Parecida falta de simetría en las reacciones es observable entre nuestra opinión publicada y nuestra clase política. Cuando, dos meses atrás, el consejero Joan Saura y sus compañeros de partido acudieron a diversas manifestaciones contra la intervención militar israelí en Gaza, justificaron dicha presencia -y siguen justificándola hoy- en nombre de un "imperativo ético", de un deber de solidaridad con las víctimas de la opresión, no por ningún doctrinarismo ideológico ni cálculo electoral. Es admirable pero, siendo así, ¿cómo entender que en seis años no hayan organizado ningún acto público, ninguna movilización, ninguna campaña contra las atrocidades del régimen sudanés en Darfur? ¿Acaso unos muertos interpelan a su ética y otros no, dependiendo del país de defunción? ¿O tal vez, para la "izquierda inteligente", sólo pueden ser opresores los soldados israelíes en Gaza y los norteamericanos en Irak, no los atezados esbirros del dictador Al Bashir? ¿O quizá, sencillamente, sus anteojeras dogmáticas les impiden reconocer los crímenes de un Gobierno del Tercer Mundo, impregnado de islamismo, protegido por la China del partido único y mal visto por Estados Unidos?

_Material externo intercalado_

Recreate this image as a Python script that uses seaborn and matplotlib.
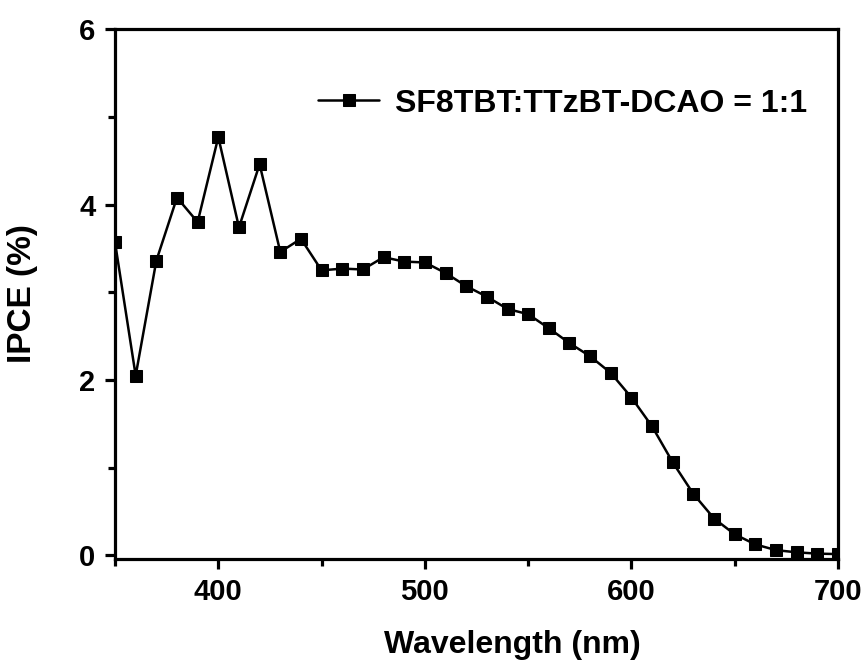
import matplotlib
matplotlib.use("Agg")
import matplotlib.pyplot as plt
import seaborn as sns
import pandas as pd
from matplotlib.ticker import MultipleLocator

wavelength = [350, 360, 370, 380, 390, 400, 410, 420, 430, 440, 450, 460, 470, 480, 490,
              500, 510, 520, 530, 540, 550, 560, 570, 580, 590, 600, 610, 620, 630, 640,
              650, 660, 670, 680, 690, 700]
ipce = [3.57, 2.05, 3.36, 4.08, 3.80, 4.77, 3.74, 4.46, 3.46, 3.61, 3.25, 3.27, 3.26, 3.40, 3.35,
        3.34, 3.22, 3.07, 2.95, 2.81, 2.75, 2.59, 2.42, 2.27, 2.08, 1.80, 1.47, 1.06, 0.70, 0.42,
        0.24, 0.125, 0.06, 0.035, 0.02, 0.015]
series_label = "SF8TBT:TTzBT-DCAO = 1:1"

df = pd.DataFrame({"Wavelength": wavelength, "IPCE": ipce, "Sample": series_label})

sns.set_style("ticks")
plt.rcParams["font.family"] = ["Liberation Sans", "DejaVu Sans"]
plt.rcParams["font.weight"] = "bold"
plt.rcParams["text.color"] = "black"
plt.rcParams["axes.labelcolor"] = "black"

fig = plt.figure(figsize=(8.68, 6.63), dpi=100)
ax = fig.add_axes([0.1325, 0.157, 0.833, 0.799])

sns.lineplot(data=df, x="Wavelength", y="IPCE", hue="Sample", palette=["black"],
             marker="s", markersize=9, markeredgecolor="black", linewidth=1.8, ax=ax)

ax.set_xlim(350, 700)
ax.set_ylim(-0.04, 6)
ax.xaxis.set_minor_locator(MultipleLocator(50))
ax.yaxis.set_major_locator(MultipleLocator(2))
ax.yaxis.set_minor_locator(MultipleLocator(1))
ax.set_xticks([400, 500, 600, 700])

for sp in ax.spines.values():
    sp.set_linewidth(2.3)
    sp.set_color("black")
ax.tick_params(which="major", length=7, width=2.3, direction="out", labelsize=21,
               colors="black", pad=7)
ax.tick_params(which="minor", length=5, width=2.3, direction="out", colors="black")
for lab in ax.get_xticklabels() + ax.get_yticklabels():
    lab.set_fontweight("bold")

ax.set_xlabel("Wavelength (nm)", fontsize=23, fontweight="bold", color="black")
ax.set_ylabel("IPCE (%)", fontsize=24, fontweight="bold", color="black")
ax.xaxis.set_label_coords(0.55, -0.135)
ax.yaxis.set_label_coords(-0.107, 0.5)

leg = ax.legend(loc="upper right", frameon=False, fontsize=23, handlelength=1.9,
                handletextpad=0.5, markerscale=0.9,
                bbox_to_anchor=(0.975, 0.912), borderaxespad=0)
for t in leg.get_texts():
    t.set_fontweight("bold")
    t.set_color("black")

fig.savefig("out.png", dpi=100)
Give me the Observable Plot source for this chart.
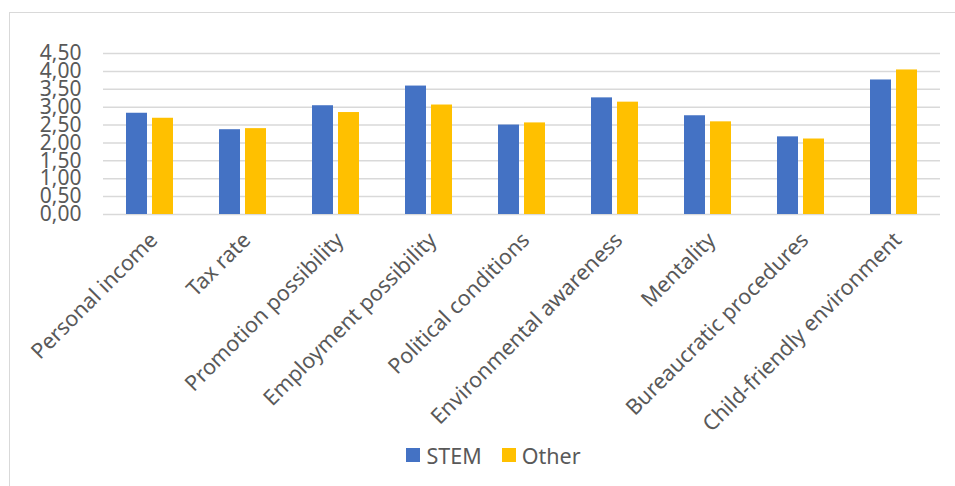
<!DOCTYPE html>
<html>
<head>
<meta charset="utf-8">
<script src="https://cdn.jsdelivr.net/npm/d3@7"></script>
<script src="https://cdn.jsdelivr.net/npm/@observablehq/plot@0.6"></script>
<style>
  html, body { margin: 0; padding: 0; background: #fff; overflow: hidden; }
  body { width: 955px; height: 486px; position: relative; font-family: "Noto Sans", sans-serif; }
  #frame { position: absolute; left: 9px; top: 12px; width: 1000px; height: 600px; border: 1.5px solid #d9d9d9; box-sizing: border-box; }
  #chart { position: absolute; left: 0; top: 0; }
  #legend { position: absolute; left: 16px; top: 439px; width: 955px; height: 32px; display: flex; justify-content: center; align-items: center; gap: 20px; font-size: 21.5px; color: #595959; }
  .item { display: flex; align-items: center; gap: 6px; }
  .sw { width: 14px; height: 14px; display: inline-block; }
</style>
</head>
<body>
<div id="frame"></div>
<div id="chart"></div>
<div id="legend"></div>
<script>
const categories = ["Personal income", "Tax rate", "Promotion possibility", "Employment possibility", "Political conditions", "Environmental awareness", "Mentality", "Bureaucratic procedures", "Child-friendly environment"];
const stem  = [2.83, 2.37, 3.04, 3.59, 2.50, 3.26, 2.76, 2.17, 3.76];
const other = [2.69, 2.40, 2.85, 3.06, 2.56, 3.14, 2.59, 2.11, 4.04];
const seriesNames = ["STEM", "Other"];
const seriesColors = ["#4472C4", "#FFC000"];
const yTicks = [0, 0.5, 1, 1.5, 2, 2.5, 3, 3.5, 4, 4.5];

const rows = [];
categories.forEach((c, i) => {
  rows.push({category: c, series: seriesNames[0], value: stem[i]});
  rows.push({category: c, series: seriesNames[1], value: other[i]});
});

const fmt = d => d.toFixed(2).replace(".", ",");

const plot = Plot.plot({
  width: 955,
  height: 440,
  marginLeft: 102,
  marginRight: 15,
  marginTop: 53,
  marginBottom: 226,
  style: { fontFamily: "Noto Sans", color: "#595959", background: "transparent", overflow: "visible" },
  fx: { domain: categories, padding: 0, axis: null },
  x: { domain: seriesNames, paddingInner: 0.2, paddingOuter: 0.85, axis: null },
  y: { domain: [0, 4.5], axis: null },
  color: { domain: seriesNames, range: seriesColors },
  marks: [
    Plot.ruleY(yTicks, { stroke: "#d9d9d9", strokeWidth: 1.5 }),
    Plot.barY(rows, { fx: "category", x: "series", y: "value", fill: "series" }),
    Plot.axisY({ ticks: yTicks, tickFormat: fmt, tickSize: 0, tickPadding: 22, fontSize: 21, fill: "#595959", label: null }),
    Plot.axisFx({ anchor: "bottom", tickRotate: -45, tickSize: 0, tickPadding: 22, dx: 4, fontSize: 21.5, fill: "#595959", label: null })
  ]
});
document.getElementById("chart").appendChild(plot);

const legend = document.getElementById("legend");
seriesNames.forEach((s, i) => {
  const item = document.createElement("div");
  item.className = "item";
  const sw = document.createElement("span");
  sw.className = "sw";
  sw.style.background = seriesColors[i];
  const t = document.createElement("span");
  t.textContent = s;
  item.appendChild(sw);
  item.appendChild(t);
  legend.appendChild(item);
});
</script>
</body>
</html>
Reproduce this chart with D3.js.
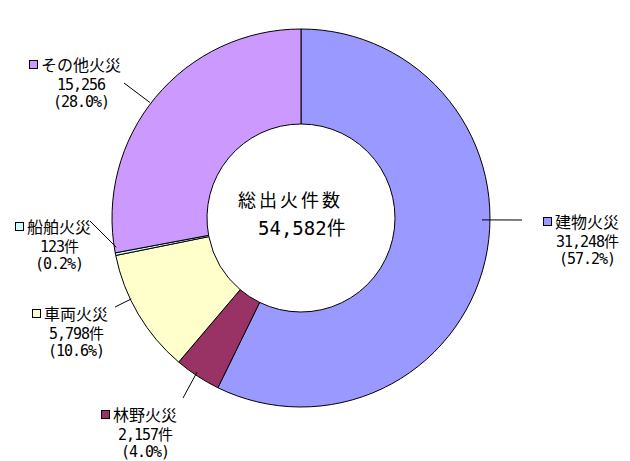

Está en la memoria de todos el fragor de declaraciones para denunciar las trabas y agresiones de Israel a la distribución de ayuda humanitaria en Gaza, y advertir del gravísimo peligro en que ello ponía a la población civil de la franja. Pues bien, el régimen sudanés está dejando Darfur sin cooperantes humanitarios y a millones de desplazados en riesgo catastrófico, pero aquí apenas nadie se inmuta. A partir de los 1.300 muertos de Gaza, infinidad de voces hablaron de genocidio. Y bien, tras 300.000 muertos en Darfur, el Tribunal Penal Internacional evita el cargo de genocidio, pues no considera suficientemente probada la voluntad del Gobierno de Al Bashir de exterminar a los grupos étnicos autóctonos de esa región. Sin embargo, aquí nadie ha corregido o matizado su discurso ni un milímetro: pocas ideas, pero fijas.